**Task objective:**
Reproduce the lines of the material exactly, excluding every image.

**Provided material:**

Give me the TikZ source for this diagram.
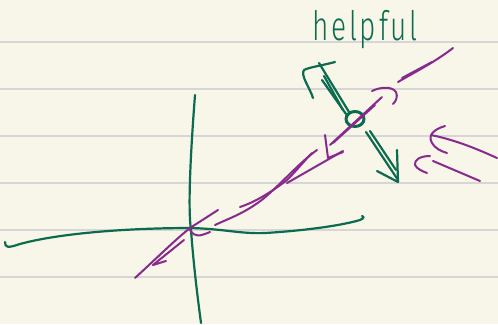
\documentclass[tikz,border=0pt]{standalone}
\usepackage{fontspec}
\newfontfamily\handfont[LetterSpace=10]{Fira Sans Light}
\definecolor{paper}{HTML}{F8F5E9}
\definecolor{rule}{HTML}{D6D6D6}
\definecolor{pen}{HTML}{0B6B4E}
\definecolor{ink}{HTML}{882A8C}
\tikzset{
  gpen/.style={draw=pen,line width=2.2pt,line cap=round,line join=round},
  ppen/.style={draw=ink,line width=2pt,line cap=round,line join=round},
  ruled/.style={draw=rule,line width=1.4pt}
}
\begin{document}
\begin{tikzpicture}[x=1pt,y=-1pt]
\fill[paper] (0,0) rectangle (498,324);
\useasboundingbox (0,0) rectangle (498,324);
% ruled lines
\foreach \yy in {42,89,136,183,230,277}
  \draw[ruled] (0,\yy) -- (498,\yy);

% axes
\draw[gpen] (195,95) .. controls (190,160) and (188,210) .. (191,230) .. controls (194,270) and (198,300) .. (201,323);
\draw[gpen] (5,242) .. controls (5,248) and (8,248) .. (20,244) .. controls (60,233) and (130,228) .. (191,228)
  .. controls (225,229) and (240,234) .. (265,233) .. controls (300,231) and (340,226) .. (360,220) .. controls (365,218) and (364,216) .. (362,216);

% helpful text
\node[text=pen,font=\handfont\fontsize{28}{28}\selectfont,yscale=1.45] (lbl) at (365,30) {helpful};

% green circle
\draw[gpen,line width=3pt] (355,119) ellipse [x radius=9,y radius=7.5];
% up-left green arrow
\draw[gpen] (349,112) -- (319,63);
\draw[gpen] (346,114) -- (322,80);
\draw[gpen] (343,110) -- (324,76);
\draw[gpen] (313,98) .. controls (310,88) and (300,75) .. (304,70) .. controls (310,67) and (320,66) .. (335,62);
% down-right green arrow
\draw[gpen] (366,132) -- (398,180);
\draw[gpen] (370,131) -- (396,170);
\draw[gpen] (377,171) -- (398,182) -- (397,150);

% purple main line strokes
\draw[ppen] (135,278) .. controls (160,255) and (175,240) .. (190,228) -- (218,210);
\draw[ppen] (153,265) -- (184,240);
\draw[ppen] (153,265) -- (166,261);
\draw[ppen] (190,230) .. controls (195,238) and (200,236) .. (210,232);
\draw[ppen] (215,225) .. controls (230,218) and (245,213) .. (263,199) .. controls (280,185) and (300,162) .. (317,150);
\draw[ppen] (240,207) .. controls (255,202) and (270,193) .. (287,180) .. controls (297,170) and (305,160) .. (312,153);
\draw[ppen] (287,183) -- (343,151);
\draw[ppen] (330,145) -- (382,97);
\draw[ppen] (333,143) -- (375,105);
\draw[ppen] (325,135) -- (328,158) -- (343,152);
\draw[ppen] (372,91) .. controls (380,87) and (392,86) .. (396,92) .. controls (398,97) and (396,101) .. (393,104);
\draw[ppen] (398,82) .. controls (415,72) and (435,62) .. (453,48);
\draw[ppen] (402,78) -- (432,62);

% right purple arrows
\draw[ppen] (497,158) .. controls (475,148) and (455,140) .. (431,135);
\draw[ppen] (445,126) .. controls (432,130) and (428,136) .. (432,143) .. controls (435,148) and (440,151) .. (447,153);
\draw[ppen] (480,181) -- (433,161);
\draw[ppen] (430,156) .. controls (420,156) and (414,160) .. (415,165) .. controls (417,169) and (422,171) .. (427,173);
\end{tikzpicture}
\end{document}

**Task result:**
Give me the TikZ source for this diagram.
\documentclass[tikz,border=0pt]{standalone}
\usepackage{fontspec}
\newfontfamily\handfont[LetterSpace=10]{Fira Sans Light}
\definecolor{paper}{HTML}{F8F5E9}
\definecolor{rule}{HTML}{D6D6D6}
\definecolor{pen}{HTML}{0B6B4E}
\definecolor{ink}{HTML}{882A8C}
\tikzset{
  gpen/.style={draw=pen,line width=2.2pt,line cap=round,line join=round},
  ppen/.style={draw=ink,line width=2pt,line cap=round,line join=round},
  ruled/.style={draw=rule,line width=1.4pt}
}
\begin{document}
\begin{tikzpicture}[x=1pt,y=-1pt]
\fill[paper] (0,0) rectangle (498,324);
\useasboundingbox (0,0) rectangle (498,324);
% ruled lines
\foreach \yy in {42,89,136,183,230,277}
  \draw[ruled] (0,\yy) -- (498,\yy);

% axes
\draw[gpen] (195,95) .. controls (190,160) and (188,210) .. (191,230) .. controls (194,270) and (198,300) .. (201,323);
\draw[gpen] (5,242) .. controls (5,248) and (8,248) .. (20,244) .. controls (60,233) and (130,228) .. (191,228)
  .. controls (225,229) and (240,234) .. (265,233) .. controls (300,231) and (340,226) .. (360,220) .. controls (365,218) and (364,216) .. (362,216);

% helpful text
\node[text=pen,font=\handfont\fontsize{28}{28}\selectfont,yscale=1.45] (lbl) at (365,30) {helpful};

% green circle
\draw[gpen,line width=3pt] (355,119) ellipse [x radius=9,y radius=7.5];
% up-left green arrow
\draw[gpen] (349,112) -- (319,63);
\draw[gpen] (346,114) -- (322,80);
\draw[gpen] (343,110) -- (324,76);
\draw[gpen] (313,98) .. controls (310,88) and (300,75) .. (304,70) .. controls (310,67) and (320,66) .. (335,62);
% down-right green arrow
\draw[gpen] (366,132) -- (398,180);
\draw[gpen] (370,131) -- (396,170);
\draw[gpen] (377,171) -- (398,182) -- (397,150);

% purple main line strokes
\draw[ppen] (135,278) .. controls (160,255) and (175,240) .. (190,228) -- (218,210);
\draw[ppen] (153,265) -- (184,240);
\draw[ppen] (153,265) -- (166,261);
\draw[ppen] (190,230) .. controls (195,238) and (200,236) .. (210,232);
\draw[ppen] (215,225) .. controls (230,218) and (245,213) .. (263,199) .. controls (280,185) and (300,162) .. (317,150);
\draw[ppen] (240,207) .. controls (255,202) and (270,193) .. (287,180) .. controls (297,170) and (305,160) .. (312,153);
\draw[ppen] (287,183) -- (343,151);
\draw[ppen] (330,145) -- (382,97);
\draw[ppen] (333,143) -- (375,105);
\draw[ppen] (325,135) -- (328,158) -- (343,152);
\draw[ppen] (372,91) .. controls (380,87) and (392,86) .. (396,92) .. controls (398,97) and (396,101) .. (393,104);
\draw[ppen] (398,82) .. controls (415,72) and (435,62) .. (453,48);
\draw[ppen] (402,78) -- (432,62);

% right purple arrows
\draw[ppen] (497,158) .. controls (475,148) and (455,140) .. (431,135);
\draw[ppen] (445,126) .. controls (432,130) and (428,136) .. (432,143) .. controls (435,148) and (440,151) .. (447,153);
\draw[ppen] (480,181) -- (433,161);
\draw[ppen] (430,156) .. controls (420,156) and (414,160) .. (415,165) .. controls (417,169) and (422,171) .. (427,173);
\end{tikzpicture}
\end{document}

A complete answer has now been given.